§ **WHAT IS BEING ASKED**:
Everything in the listing except the pictures should be written out exactly.

§ **DATA SECTION**:
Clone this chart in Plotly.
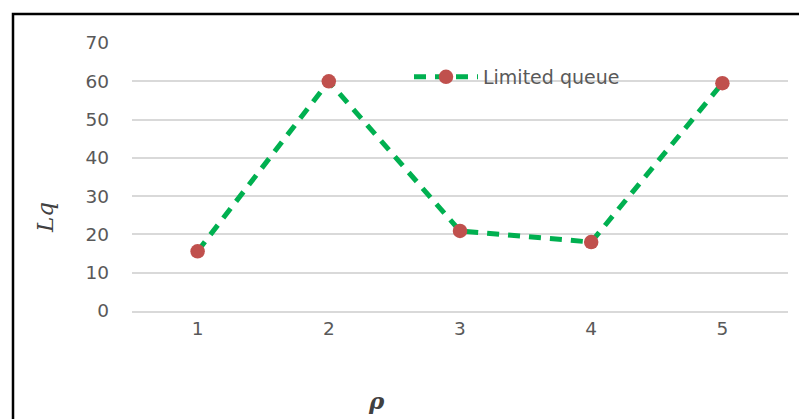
import plotly.graph_objects as go

categories = ["1", "2", "3", "4", "5"]
lq_values = [15.6, 60.0, 20.9, 18.0, 59.5]
series_name = "Limited queue"

fig = go.Figure()
fig.add_trace(go.Scatter(
    x=categories, y=lq_values, name=series_name, mode="lines+markers",
    line=dict(color="#00B050", width=5, dash="12px,9px"),
    marker=dict(color="#C0504D", size=14.5),
    showlegend=True,
))

OFF = 8  # page body margin
W, H = 791, 411
L, T = 132 - OFF, 43 - OFF
R = W - (788 - OFF)
B = H - (311 - OFF)
pw, ph = W - L - R, H - T - B

def px(x):
    return (x - OFF - L) / pw

def py(y):
    return (H - B - (y - OFF)) / ph

fig.update_layout(
    width=W, height=H,
    margin=dict(l=L, r=R, t=T, b=B),
    paper_bgcolor="white", plot_bgcolor="white",
    font=dict(family="DejaVu Sans", color="#595959", size=18),
    xaxis=dict(type="category", range=[-0.5, 4.5], showgrid=False,
               showline=True, linecolor="#D9D9D9", linewidth=1.5,
               ticks="", tickfont=dict(size=18.5, color="#595959",
                                       family="DejaVu Sans")),
    yaxis=dict(range=[0, 70], dtick=10, showgrid=True, gridcolor="#D9D9D9",
               gridwidth=1.5, zeroline=False, showline=False, ticks="",
               ticklabelstandoff=22,
               tickfont=dict(size=18.5, color="#595959", family="DejaVu Sans")),
    legend=dict(x=px(409), y=py(77), xanchor="left", yanchor="middle",
                bgcolor="rgba(0,0,0,0)", font=dict(size=19, color="#595959",
                                                   family="DejaVu Sans"),
                itemwidth=64),
    shapes=[dict(type="rect", xref="paper", yref="paper",
                 x0=px(13), x1=px(840), y0=py(14), y1=py(460),
                 line=dict(color="black", width=2.5), fillcolor="rgba(0,0,0,0)",
                 layer="above")],
    annotations=[
        dict(text="<i>Lq</i>", xref="paper", yref="paper", x=px(45), y=py(218),
             showarrow=False, textangle=-90, xanchor="center", yanchor="middle",
             font=dict(family="DejaVu Serif", size=23, color="#404040")),
        dict(text="<b><i>ρ</i></b>", xref="paper", yref="paper", x=px(376), y=py(400),
             showarrow=False, xanchor="center", yanchor="middle",
             font=dict(family="DejaVu Serif", size=23, color="#404040")),
    ],
)

fig.write_html("out.html")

§ **EXPECTED OUTPUT**:
Clone this chart in Plotly.
import plotly.graph_objects as go

categories = ["1", "2", "3", "4", "5"]
lq_values = [15.6, 60.0, 20.9, 18.0, 59.5]
series_name = "Limited queue"

fig = go.Figure()
fig.add_trace(go.Scatter(
    x=categories, y=lq_values, name=series_name, mode="lines+markers",
    line=dict(color="#00B050", width=5, dash="12px,9px"),
    marker=dict(color="#C0504D", size=14.5),
    showlegend=True,
))

OFF = 8  # page body margin
W, H = 791, 411
L, T = 132 - OFF, 43 - OFF
R = W - (788 - OFF)
B = H - (311 - OFF)
pw, ph = W - L - R, H - T - B

def px(x):
    return (x - OFF - L) / pw

def py(y):
    return (H - B - (y - OFF)) / ph

fig.update_layout(
    width=W, height=H,
    margin=dict(l=L, r=R, t=T, b=B),
    paper_bgcolor="white", plot_bgcolor="white",
    font=dict(family="DejaVu Sans", color="#595959", size=18),
    xaxis=dict(type="category", range=[-0.5, 4.5], showgrid=False,
               showline=True, linecolor="#D9D9D9", linewidth=1.5,
               ticks="", tickfont=dict(size=18.5, color="#595959",
                                       family="DejaVu Sans")),
    yaxis=dict(range=[0, 70], dtick=10, showgrid=True, gridcolor="#D9D9D9",
               gridwidth=1.5, zeroline=False, showline=False, ticks="",
               ticklabelstandoff=22,
               tickfont=dict(size=18.5, color="#595959", family="DejaVu Sans")),
    legend=dict(x=px(409), y=py(77), xanchor="left", yanchor="middle",
                bgcolor="rgba(0,0,0,0)", font=dict(size=19, color="#595959",
                                                   family="DejaVu Sans"),
                itemwidth=64),
    shapes=[dict(type="rect", xref="paper", yref="paper",
                 x0=px(13), x1=px(840), y0=py(14), y1=py(460),
                 line=dict(color="black", width=2.5), fillcolor="rgba(0,0,0,0)",
                 layer="above")],
    annotations=[
        dict(text="<i>Lq</i>", xref="paper", yref="paper", x=px(45), y=py(218),
             showarrow=False, textangle=-90, xanchor="center", yanchor="middle",
             font=dict(family="DejaVu Serif", size=23, color="#404040")),
        dict(text="<b><i>ρ</i></b>", xref="paper", yref="paper", x=px(376), y=py(400),
             showarrow=False, xanchor="center", yanchor="middle",
             font=dict(family="DejaVu Serif", size=23, color="#404040")),
    ],
)

fig.write_html("out.html")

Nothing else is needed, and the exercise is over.